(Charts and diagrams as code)
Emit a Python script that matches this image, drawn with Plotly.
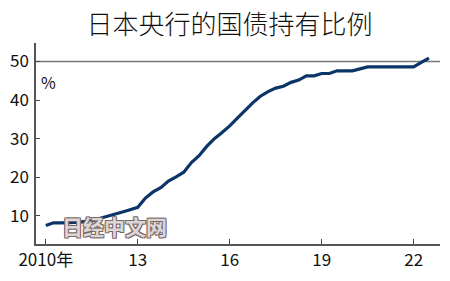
import plotly.graph_objects as go

years = [2010.0, 2010.25, 2010.5, 2010.75, 2011.0, 2011.25, 2011.5, 2011.75,
         2012.0, 2012.25, 2012.5, 2012.75, 2013.0, 2013.25, 2013.5, 2013.75,
         2014.0, 2014.25, 2014.5, 2014.75, 2015.0, 2015.25, 2015.5, 2015.75,
         2016.0, 2016.25, 2016.5, 2016.75, 2017.0, 2017.25, 2017.5, 2017.75,
         2018.0, 2018.25, 2018.5, 2018.75, 2019.0, 2019.25, 2019.5, 2019.75,
         2020.0, 2020.25, 2020.5, 2020.75, 2021.0, 2021.25, 2021.5, 2021.75,
         2022.0, 2022.25, 2022.5]
share = [7.5, 8.2, 8.2, 8.2, 8.3, 8.5, 8.7, 9.3,
         9.8, 10.4, 11.0, 11.6, 12.2, 14.6, 16.2, 17.3,
         19.0, 20.1, 21.3, 23.8, 25.6, 28.0, 30.0, 31.6,
         33.3, 35.3, 37.3, 39.3, 41.0, 42.2, 43.1, 43.6,
         44.6, 45.2, 46.3, 46.3, 46.9, 46.9, 47.6, 47.6,
         47.6, 48.1, 48.6, 48.6, 48.6, 48.6, 48.6, 48.6,
         48.6, 49.8, 50.9]

x_tickvals = [2010, 2013, 2016, 2019, 2022]
x_ticktext = ["2010年", "13", "16", "19", "22"]
y_tickvals = [10, 20, 30, 40, 50]

title_text = "日本央行的国债持有比例"
unit_text = "%"
watermark_text = "日经中文网"

FONT = "Noto Sans CJK SC"
W, H = 450, 281
ML, MR, MT, MB = 32, 10, 43, 31

fig = go.Figure()
fig.add_trace(go.Scatter(x=years, y=share, mode="lines",
                         line=dict(color="#0b3468", width=3.2),
                         hoverinfo="skip", showlegend=False))

fig.add_shape(type="line", xref="paper", yref="y", x0=0, x1=1, y0=50, y1=50,
              line=dict(color="#777777", width=1.3), layer="below")

fig.update_layout(
    width=W, height=H,
    margin=dict(l=ML, r=MR, t=MT, b=MB, pad=0),
    paper_bgcolor="white", plot_bgcolor="white",
    font=dict(family=FONT, color="#111111", size=17),
    title=dict(text=title_text, x=0.51, xanchor="center", y=1 - 25 / H, yanchor="middle",
               font=dict(family=FONT, size=26, color="#111111", weight=300)),
    xaxis=dict(range=[2009.68, 2022.86], tickmode="array", tickvals=x_tickvals,
               ticktext=x_ticktext, ticks="inside", ticklen=5, tickwidth=1.2,
               tickcolor="#444444", showline=True, linecolor="#555555", linewidth=1.5,
               showgrid=False, zeroline=False, tickfont=dict(size=17, family=FONT),
               fixedrange=True),
    yaxis=dict(range=[2.7, 54.8], tickmode="array", tickvals=y_tickvals,
               ticks="inside", ticklen=4, tickwidth=1.2, tickcolor="#444444",
               showline=True, linecolor="#555555", linewidth=1.5,
               showgrid=False, zeroline=False, tickfont=dict(size=17, family=FONT),
               ticklabelstandoff=2, fixedrange=True),
    annotations=[
        dict(text=unit_text, xref="paper", yref="paper",
             x=(45 - ML) / (W - ML - MR), y=1 - (83 - MT) / (H - MT - MB),
             xanchor="center", yanchor="middle", showarrow=False,
             font=dict(family=FONT, size=16, color="#111111")),
        dict(text="<b>" + watermark_text + "</b>", xref="paper", yref="paper",
             x=(111 - ML) / (W - ML - MR), y=1 - (231 - MT) / (H - MT - MB),
             xanchor="center", yanchor="middle", showarrow=False,
             font=dict(family=FONT, size=21, color="#dcd6d6",
                       shadow="1px 1px 0 #7a6a6a, -1px -1px 0 #7a6a6a, 1px -1px 0 #7a6a6a, -1px 1px 0 #7a6a6a")),
    ],
)

fig.write_html("out.html")
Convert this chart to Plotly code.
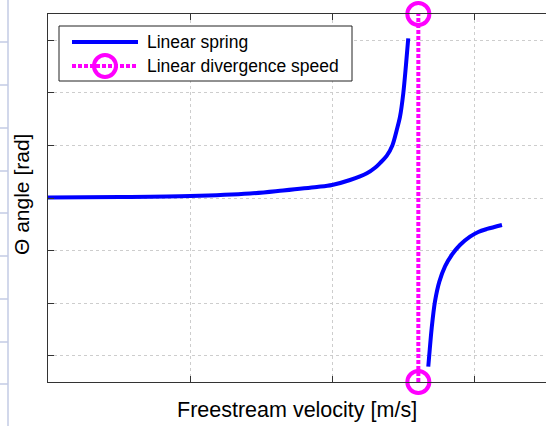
import plotly.graph_objects as go

# ---- data ----
v_pre = [0.0, 0.507, 1.0, 1.423, 1.655, 1.894, 2.0, 2.127, 2.246, 2.303, 2.338, 2.385,
         2.425, 2.456, 2.479, 2.502, 2.521, 2.537]
theta_pre = [0.01, 0.019, 0.038, 0.086, 0.143, 0.209, 0.247, 0.342, 0.47, 0.575, 0.665, 0.80,
             1.0, 1.293, 1.546, 1.99, 2.53, 3.036]
v_post = [2.678, 2.685, 2.702, 2.725, 2.756, 2.796, 2.843, 2.901, 2.972, 3.030, 3.092, 3.197]
theta_post = [-3.207, -2.985, -2.477, -1.971, -1.591, -1.30, -1.084, -0.894, -0.736, -0.646,
              -0.589, -0.513]
v_div = [2.608, 2.608]
theta_div = [-3.5, 3.5]
names = ["Linear spring", "Linear divergence speed"]
x_title = "Freestream velocity [m/s]"
y_title = "Θ angle [rad]"
x_ticks = [0, 1, 2, 3]
y_ticks = [-3, -2, -1, 0, 1, 2, 3]

W, H = 546, 426
L, R, T, B = 48, 546, 14, 382
def px(x):
    return (x - L) / (R - L)
def py(y):
    return (B - y) / (B - T)

FONT = "Arial, Liberation Sans, sans-serif"
BLUE = "#0000ff"
MAG = "#ff00ff"

fig = go.Figure()
fig.add_trace(go.Scatter(
    x=v_pre + [None] + v_post, y=theta_pre + [None] + theta_post,
    mode="lines", line=dict(color=BLUE, width=4, shape="spline", smoothing=0.9),
    name=names[0], showlegend=False))
fig.add_trace(go.Scatter(
    x=v_div, y=theta_div, mode="lines+markers",
    line=dict(color=MAG, width=4, dash="4px,2px"),
    marker=dict(symbol="circle-open", size=22, color=MAG, line=dict(color=MAG, width=4)),
    cliponaxis=False, name=names[1], showlegend=False))

shapes = []
# manual legend (MATLAB-style, long line samples)
shapes.append(dict(type="rect", xref="paper", yref="paper",
                   x0=px(59), x1=px(352), y0=py(81), y1=py(26),
                   line=dict(color="#222", width=1), fillcolor="white", layer="above"))
shapes.append(dict(type="line", xref="paper", yref="paper",
                   x0=px(72), x1=px(138), y0=py(42), y1=py(42),
                   line=dict(color=BLUE, width=4)))
shapes.append(dict(type="line", xref="paper", yref="paper",
                   x0=px(72), x1=px(138), y0=py(66), y1=py(66),
                   line=dict(color=MAG, width=4, dash="4px,2px")))
shapes.append(dict(type="circle", xref="paper", yref="paper",
                   x0=px(94), x1=px(116), y0=py(77), y1=py(55),
                   line=dict(color=MAG, width=4)))
# light window edge artifact at the far left
shapes.append(dict(type="line", xref="paper", yref="paper",
                   x0=px(8), x1=px(8), y0=py(426), y1=py(0),
                   line=dict(color="#c3cbe4", width=1.5)))
for yy in [42, 85, 128, 171, 213, 256, 299, 342, 384]:
    shapes.append(dict(type="line", xref="paper", yref="paper",
                       x0=px(0), x1=px(8), y0=py(yy), y1=py(yy),
                       line=dict(color="#c3cbe4", width=1.5)))

annotations = [
    dict(text=names[0], xref="paper", yref="paper", x=px(145), y=py(42),
         xanchor="left", yanchor="middle", showarrow=False,
         font=dict(family=FONT, size=17.5, color="black")),
    dict(text=names[1], xref="paper", yref="paper", x=px(145), y=py(66),
         xanchor="left", yanchor="middle", showarrow=False,
         font=dict(family=FONT, size=17.5, color="black")),
    dict(text=x_title, xref="paper", yref="paper", x=px(297), y=py(410),
         xanchor="center", yanchor="middle", showarrow=False,
         font=dict(family=FONT, size=21.5, color="black")),
    dict(text=y_title, xref="paper", yref="paper", x=px(21), y=py(195),
         xanchor="center", yanchor="middle", showarrow=False, textangle=-90,
         font=dict(family=FONT, size=21, color="black")),
]

fig.update_layout(
    width=W, height=H,
    margin=dict(l=L, r=W - R, t=T, b=H - B, pad=0),
    paper_bgcolor="white", plot_bgcolor="white",
    shapes=shapes, annotations=annotations,
    showlegend=False,
)
fig.update_xaxes(range=[0, (R - L) / 142.0], tickvals=x_ticks, showticklabels=False,
                 ticks="inside", ticklen=6, tickcolor="#333",
                 showline=True, linecolor="#333", linewidth=1, mirror="ticks",
                 showgrid=True, gridcolor="#cdcdcd", griddash="dot", gridwidth=1,
                 zeroline=False)
fig.update_yaxes(range=[-3.5, 3.5], tickvals=y_ticks, showticklabels=False,
                 ticks="inside", ticklen=6, tickcolor="#333",
                 showline=True, linecolor="#333", linewidth=1, mirror=False,
                 showgrid=True, gridcolor="#cdcdcd", griddash="dot", gridwidth=1,
                 zeroline=False)

fig.write_html("out.html", config={"displayModeBar": False},
               post_script="document.body.style.margin='0';document.body.style.overflow='hidden';")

=== Work to be completed ===
Take the lines from the first line of the entries through the line with "y_tickvals = [10, 20, 30, 40, 50]", inclusive, and give them again exactly, minus any pictures.

=== Result for this exercise ===
Emit a Python script that matches this image, drawn with Plotly.
import plotly.graph_objects as go

years = [2010.0, 2010.25, 2010.5, 2010.75, 2011.0, 2011.25, 2011.5, 2011.75,
         2012.0, 2012.25, 2012.5, 2012.75, 2013.0, 2013.25, 2013.5, 2013.75,
         2014.0, 2014.25, 2014.5, 2014.75, 2015.0, 2015.25, 2015.5, 2015.75,
         2016.0, 2016.25, 2016.5, 2016.75, 2017.0, 2017.25, 2017.5, 2017.75,
         2018.0, 2018.25, 2018.5, 2018.75, 2019.0, 2019.25, 2019.5, 2019.75,
         2020.0, 2020.25, 2020.5, 2020.75, 2021.0, 2021.25, 2021.5, 2021.75,
         2022.0, 2022.25, 2022.5]
share = [7.5, 8.2, 8.2, 8.2, 8.3, 8.5, 8.7, 9.3,
         9.8, 10.4, 11.0, 11.6, 12.2, 14.6, 16.2, 17.3,
         19.0, 20.1, 21.3, 23.8, 25.6, 28.0, 30.0, 31.6,
         33.3, 35.3, 37.3, 39.3, 41.0, 42.2, 43.1, 43.6,
         44.6, 45.2, 46.3, 46.3, 46.9, 46.9, 47.6, 47.6,
         47.6, 48.1, 48.6, 48.6, 48.6, 48.6, 48.6, 48.6,
         48.6, 49.8, 50.9]

x_tickvals = [2010, 2013, 2016, 2019, 2022]
x_ticktext = ["2010年", "13", "16", "19", "22"]
y_tickvals = [10, 20, 30, 40, 50]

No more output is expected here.